On 11/10/2015 09:36 AM, Marek Polacek wrote:
While both C and C++ FEs are able to reject e.g.
int a[__SIZE_MAX__ / sizeof(int)];
they are accepting code such as
int (*a)[__SIZE_MAX__ / sizeof(int)];
As Joseph pointed out, any construction of a non-VLA type whose size is half or
more of the address space should receive a compile-time error.
Done by moving up the check for the size in bytes so that it checks check every
non-VLA complete array type constructed in the course of processing the
declarator. Since the C++ FE had the same problem, I've fixed it up there as
well. And that's why I had to twek dg-error of two C++ tests; if the size of
an array is considered invalid, we give an error message with word "unnamed".

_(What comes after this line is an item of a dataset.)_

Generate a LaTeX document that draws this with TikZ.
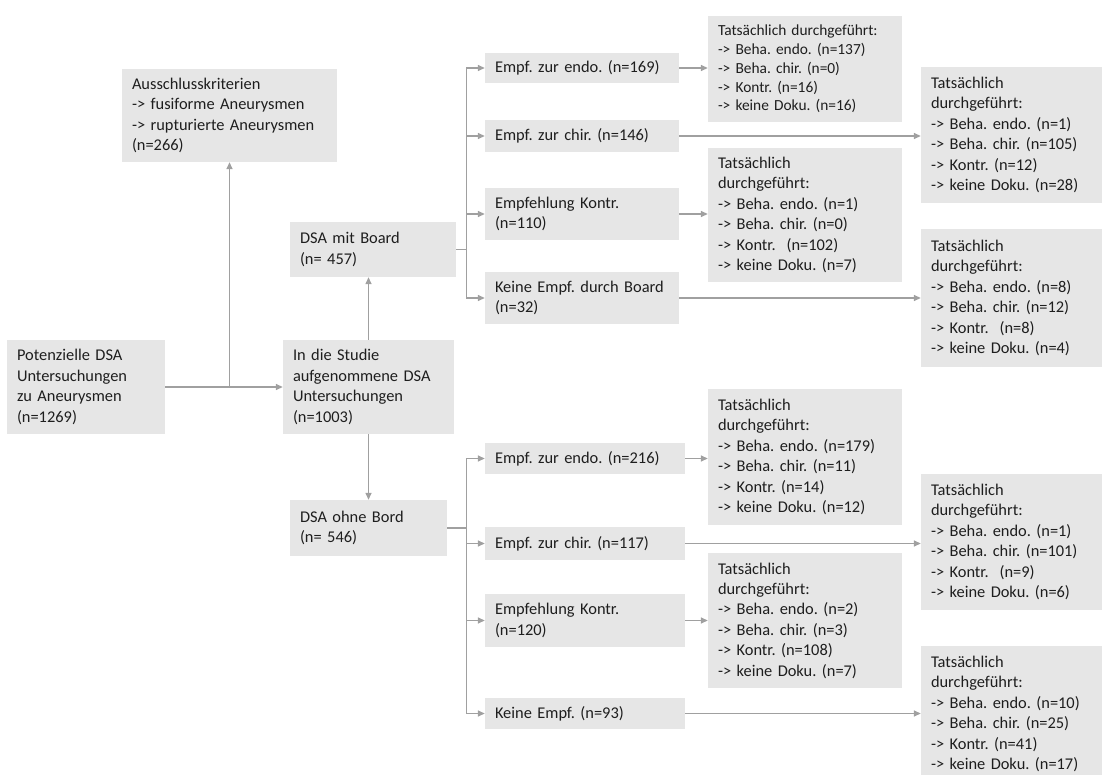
\documentclass[tikz,border=0pt]{standalone}
\usepackage{fontspec}
\setmainfont{Carlito}
\usetikzlibrary{arrows.meta,positioning}
\frenchspacing

\begin{document}
\begin{tikzpicture}[x=1pt, y=-1pt,
    box/.style={fill=fillColourBox, text=textColour, inner xsep=10pt, inner ysep=0pt,
        align=left, font=\fontsize{16.4}{20.4}\selectfont},
    smallbox/.style={box, font=\fontsize{15.4}{18.8}\selectfont},
    line/.style={draw=lineColour, line width=1.4pt},
    arr/.style={line, -{Triangle[length=7pt,width=6pt]}}]
    \definecolor{fillColourBox}{HTML}{E6E6E6}
    \definecolor{lineColour}{HTML}{A0A0A0}
    \definecolor{textColour}{HTML}{1E1E1E}

    \useasboundingbox (0,0) rectangle (1103,775);

    % Left part: selection of the examinations
    \node[box, text width=138pt, minimum height=94pt] (pot) at (86,387)
        {Potenzielle DSA\\Untersuchungen\\zu Aneurysmen\\(n=1269)};
    \node[box, text width=195pt, minimum height=93pt] (excl) at (229.5,115.5)
        {Ausschlusskriterien\\-> fusiforme Aneurysmen\\-> rupturierte Aneurysmen\\(n=266)};
    \node[box, text width=151pt, minimum height=94pt] (study) at (368.5,387)
        {In die Studie\\aufgenommene DSA\\Untersuchungen\\(n=1003)};
    \node[box, text width=146pt, minimum height=55pt] (board) at (373,249.5)
        {DSA mit Board\\(n= 457)};
    \node[box, text width=137pt, minimum height=56pt] (noboard) at (368.5,528)
        {DSA ohne Bord\\(n= 546)};

    % Recommendations with board
    \node[box, text width=174pt, minimum height=30pt] (recEndoA) at (582,68)
        {Empf. zur endo. (n=169)};
    \node[box, text width=174pt, minimum height=32pt] (recChirA) at (582,136)
        {Empf. zur chir. (n=146)};
    \node[box, text width=174pt, minimum height=52pt] (recKontrA) at (582,214)
        {Empfehlung Kontr.\\(n=110)};
    \node[box, text width=174pt, minimum height=52pt] (recNoneA) at (582,298)
        {Keine Empf. durch Board\\(n=32)};

    % Recommendations without board
    \node[box, text width=180pt, minimum height=31pt] (recEndoB) at (585,458.5)
        {Empf. zur endo. (n=216)};
    \node[box, text width=180pt, minimum height=33pt] (recChirB) at (585,543.5)
        {Empf. zur chir. (n=117)};
    \node[box, text width=180pt, minimum height=53pt] (recKontrB) at (585,620.5)
        {Empfehlung Kontr.\\(n=120)};
    \node[box, text width=180pt, minimum height=31pt] (recNoneB) at (585,713.5)
        {Keine Empf. (n=93)};

    % What was actually done (with board)
    \node[smallbox, text width=174pt, minimum height=106pt] (resEndoA) at (805,69)
        {Tatsächlich durchgeführt:\\-> Beha. endo. (n=137)\\-> Beha. chir. (n=0)\\-> Kontr. (n=16)\\-> keine Doku. (n=16)};
    \node[box, text width=161pt, minimum height=136pt] (resChirA) at (1011.5,135)
        {Tatsächlich\\durchgeführt:\\-> Beha. endo. (n=1)\\-> Beha. chir. (n=105)\\-> Kontr. (n=12)\\-> keine Doku. (n=28)};
    \node[box, text width=174pt, minimum height=134pt] (resKontrA) at (805,215)
        {Tatsächlich\\durchgeführt:\\-> Beha. endo. (n=1)\\-> Beha. chir. (n=0)\\-> Kontr.~ (n=102)\\-> keine Doku. (n=7)};
    \node[box, text width=161pt, minimum height=138pt] (resNoneA) at (1011.5,298)
        {Tatsächlich\\durchgeführt:\\-> Beha. endo. (n=8)\\-> Beha. chir. (n=12)\\-> Kontr.~ (n=8)\\-> keine Doku. (n=4)};

    % What was actually done (without board)
    \node[box, text width=174pt, minimum height=136pt] (resEndoB) at (805,457)
        {Tatsächlich\\durchgeführt:\\-> Beha. endo. (n=179)\\-> Beha. chir. (n=11)\\-> Kontr. (n=14)\\-> keine Doku. (n=12)};
    \node[box, text width=161pt, minimum height=136pt] (resChirB) at (1011.5,542)
        {Tatsächlich\\durchgeführt:\\-> Beha. endo. (n=1)\\-> Beha. chir. (n=101)\\-> Kontr.~ (n=9)\\-> keine Doku. (n=6)};
    \node[box, text width=174pt, minimum height=135pt] (resKontrB) at (805,620.5)
        {Tatsächlich\\durchgeführt:\\-> Beha. endo. (n=2)\\-> Beha. chir. (n=3)\\-> Kontr. (n=108)\\-> keine Doku. (n=7)};
    \node[box, text width=161pt, minimum height=136pt] (resNoneB) at (1011.5,714)
        {Tatsächlich\\durchgeführt:\\-> Beha. endo. (n=10)\\-> Beha. chir. (n=25)\\-> Kontr. (n=41)\\-> keine Doku. (n=17)};

    % Draw selection arrows
    \draw[arr] (pot.east) -- (study.west);
    \draw[arr] (pot.east -| excl.south) -- (excl.south);
    \draw[arr] (study.north) -- (study.north |- board.south);
    \draw[arr] (study.south) -- (study.south |- noboard.north);

    % Draw branches to the recommendations
    \coordinate[right=10pt of board.east] (busA);
    \coordinate[right=19pt of noboard.east] (busB);
    \draw[line] (board.east) -- (busA);
    \draw[line] (noboard.east) -- (busB);
    \draw[line] (busA |- recEndoA.west) -- (busA |- recNoneA.west);
    \draw[line] (busB |- recEndoB.west) -- (busB |- recNoneB.west);
    \foreach \rec in {recEndoA,recChirA,recKontrA,recNoneA}
        \draw[arr] (busA |- \rec.west) -- (\rec.west);
    \foreach \rec in {recEndoB,recChirB,recKontrB,recNoneB}
        \draw[arr] (busB |- \rec.west) -- (\rec.west);

    % Draw arrows to what was actually done
    \foreach \kind in {EndoA,ChirA,KontrA,NoneA,EndoB,ChirB,KontrB,NoneB}
        \draw[arr] (rec\kind.east) -- (rec\kind.east -| res\kind.west);

\end{tikzpicture}
\end{document}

(I've removed the comment about crashing in tree_to_[su]hwi since that seems
to no longer be the case.)
Thanks for including me on this. I tested it with C++ references
to arrays (in addition to pointers) and it works correctly for
those as well (unsurprisingly). The only thing that bothers me
a bit is that the seemingly arbitrary inconsistency between
the diagnostics:
+ p = new char [1][MAX - 99]; // { dg-error "size of unnamed array" }
p = new char [1][MAX / 2]; // { dg-error "size of array" }
Would it be possible to make the message issued by the front ends
the same? I.e., either both "unnamed array" or both just "array?"